En esas condiciones, arribamos al siglo XXI. Bañados en sangre, separados, divorciados, lejos de cualquier ideal bolivariano de unidad y reconciliación. Nada ha cambiado en estos nueve años del prometedor siglo que fue recibido con luces multicolores anunciantes de esperanza. Se firmó un Acuerdo de Paz con los paramilitares que ellos mismos han denunciado como una traición. El accionar de las armas de todos los bandos crece en los campos y ciudades. La vorágine no se detiene. Sigue la agonía, el lamento, el canibalismo. Nada hemos avanzado. Lo contrario, retrocedemos con indiferencia, sin alma, sin sueños, sin magia. Sin ninguna capacidad de reconstrucción, de mirar al frente; sin deleitarnos en la ilusión y la esperanza, esas dos palabras hijas de los dioses.

Los actos de negación se nos repiten cada día. Seguimos crucificados, mirando hacia abajo, sin horizonte. O como murciélagos, observando apenas la sombra de la silenciosa noche. Unos verdaderos dráculas acostados entre la mortaja, huyéndole a la luz.

Ya no necesitamos poetas ensimismados, encerrados, escritores para adentro, rendidores de culto al malditismo. Estamos agotados de poetas malditos anacrónicos, renunciados al mundo, divorciados del hombre. Exigimos poetas para el mundo, pues el poeta tiene que ser ante todo un hombre.

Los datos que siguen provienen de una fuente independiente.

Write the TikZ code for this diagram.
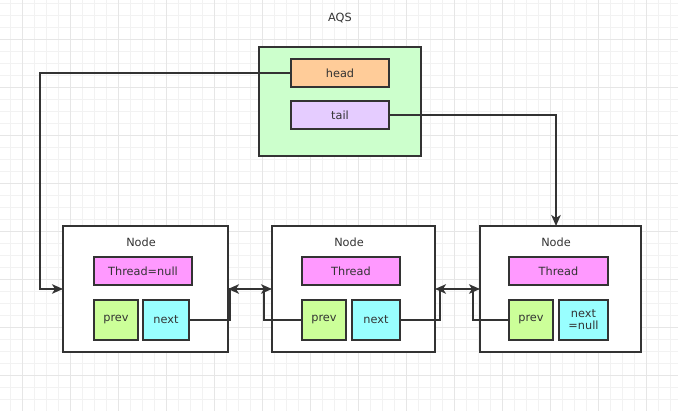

Acaba de firmarse un acuerdo para la instalación de siete bases militares norteamericanas en territorio colombiano, que nos convertirá, gústenos o no, en un escenario geoestratégico para la confrontación regional. Bolívar no quería eso. Mientras tanto, se sigue escribiendo mucha poesía, publicando mucho libro, pero con pocos poetas a bordo. Es una realidad. Unos, escriben aserrín. Otros, plagian autores europeos de hace doscientos o trescientos años, para descrestar bobos, para copiarse como negativos. Y otros más, que ignoran dónde están parados. Los restantes, víctimas de una ignorancia, un narcisismo y una pedantería mariconas. Todo ello, mientras el oidor o regidor o comendador don William Ospina, escribe discursos inanes para señoras amantes del tresillo y publica elegías de varones ilustres de Indias que le permitan ser invitado a la Casa de América en España. Otra gran burla.